You can get more information about this here.

Can you repay a student loan early?

Yes - at any point, you can choose to make extra repayments towards your student loans.

You can do this through your online student finance account, by bank transfer or by cheque. 

However, you should run the numbers first to see if it’s worth making extra repayments. If you’ll never end up paying off your student loans in full, it doesn’t make sense to make extra repayments.

And eventually, your student loans will be written off, which we’ll come to in a minute.

So you’ll only want to make extra repayments if it’ll lead to you having more money in the long run.

If you make extra repayments, you can’t ever get that money back.

Will student loan debt affect my credit score?
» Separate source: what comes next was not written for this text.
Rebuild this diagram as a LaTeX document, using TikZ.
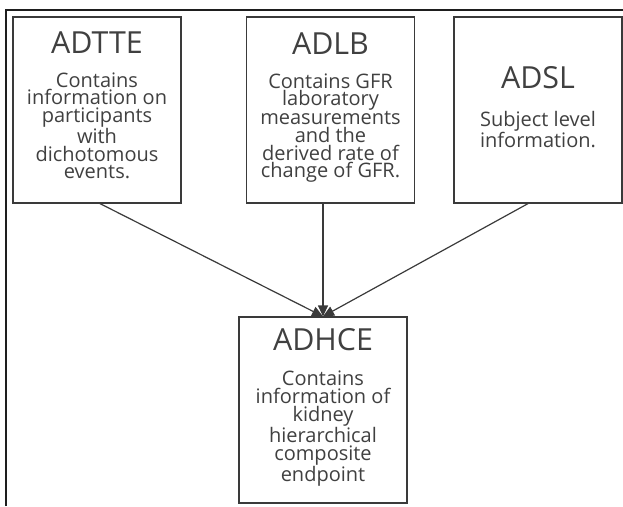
\documentclass[tikz,border=0pt]{standalone}
\usepackage{fontspec}
\setmainfont{Open Sans}
\usetikzlibrary{arrows.meta}
\definecolor{boxline}{HTML}{3A3A3A}
\definecolor{txt}{HTML}{404040}
\definecolor{frameline}{HTML}{1E1E1E}
\newcommand{\ttlfont}{\fontsize{30.4}{32}\selectfont}
\newcommand{\bdyfont}{\fontsize{20}{17.7}\selectfont}
\newcommand{\lastdepth}[1]{\rule[-#1]{0pt}{#1}}
\begin{document}
\begin{tikzpicture}[x=1pt,y=-1pt,
  dsbox/.style={draw=boxline, line width=1.2pt, minimum width=168pt, minimum height=186pt,
    align=center, text=txt, inner sep=0pt, font=\bdyfont},
  link/.style={draw=boxline, line width=1.2pt, -{Triangle[width=10pt,length=11pt]}}]
\useasboundingbox (0,0) rectangle (623,506);
\draw[frameline, line width=1.8pt] (6,506) -- (6,10) -- (623,10);
\node[dsbox] (adtte) at (97,110) {{\ttlfont ADTTE}\\[15.6pt]Contains\\information on\\participants\\with\\dichotomous\\events.\lastdepth{9pt}};
\node[dsbox] (adlb) at (330.5,110) {{\ttlfont ADLB}\\[16.3pt]Contains GFR\\laboratory\\measurements\\and the\\derived rate of\\change of GFR.\lastdepth{10pt}};
\node[dsbox] (adsl) at (538,110) {{\ttlfont ADSL}\\[20.3pt]Subject level\\information.\lastdepth{6pt}};
\node[dsbox] (adhce) at (323,410) {{\ttlfont ADHCE}\\[17.3pt]Contains\\information of\\kidney\\hierarchical\\composite\\endpoint\lastdepth{10pt}};
\draw[link] (adtte.south) ++(3,0) -- (adhce.north);
\draw[link] (adlb.south -| adhce.north) -- (adhce.north);
\draw[link] (adsl.south) ++(-10,0) -- (adhce.north);
\end{tikzpicture}
\end{document}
Many students think they should pay off their student loans early to prevent any negative effect on their credit score.

But student loans don’t appear on your credit report, meaning they won’t affect your credit score at all!

This is very different to other loans and debts, which we speak more about in this guide to student debt.

And if you’re looking for ways to improve your credit score, we’ve got you covered.

When do student loans get written off?

You probably won’t have to pay off your student loans forever. 

Eventually, your student loans get written off and you’ll stop having to make repayments. It doesn’t matter if you’ve paid off 0% or 99.9% of your loans - after a certain time period, your student loans are forgotten about. 

When this happens depends on your repayment plan:

  • Plan 5 - 40 years

  • Plan 4, 3 or 2 - 30 years

  • Plan 1 - 25 years

As we talked about, bear this in mind if you’re considering making any extra repayments to your student loan sum.

Also, if you die, student loans are cancelled - they won’t be passed onto your family.

Partial loan cancellation for Welsh students

If you received a Maintenance Loan from Student Finance Wales from 2011 onwards, you could get £1,500 of that loan wiped out.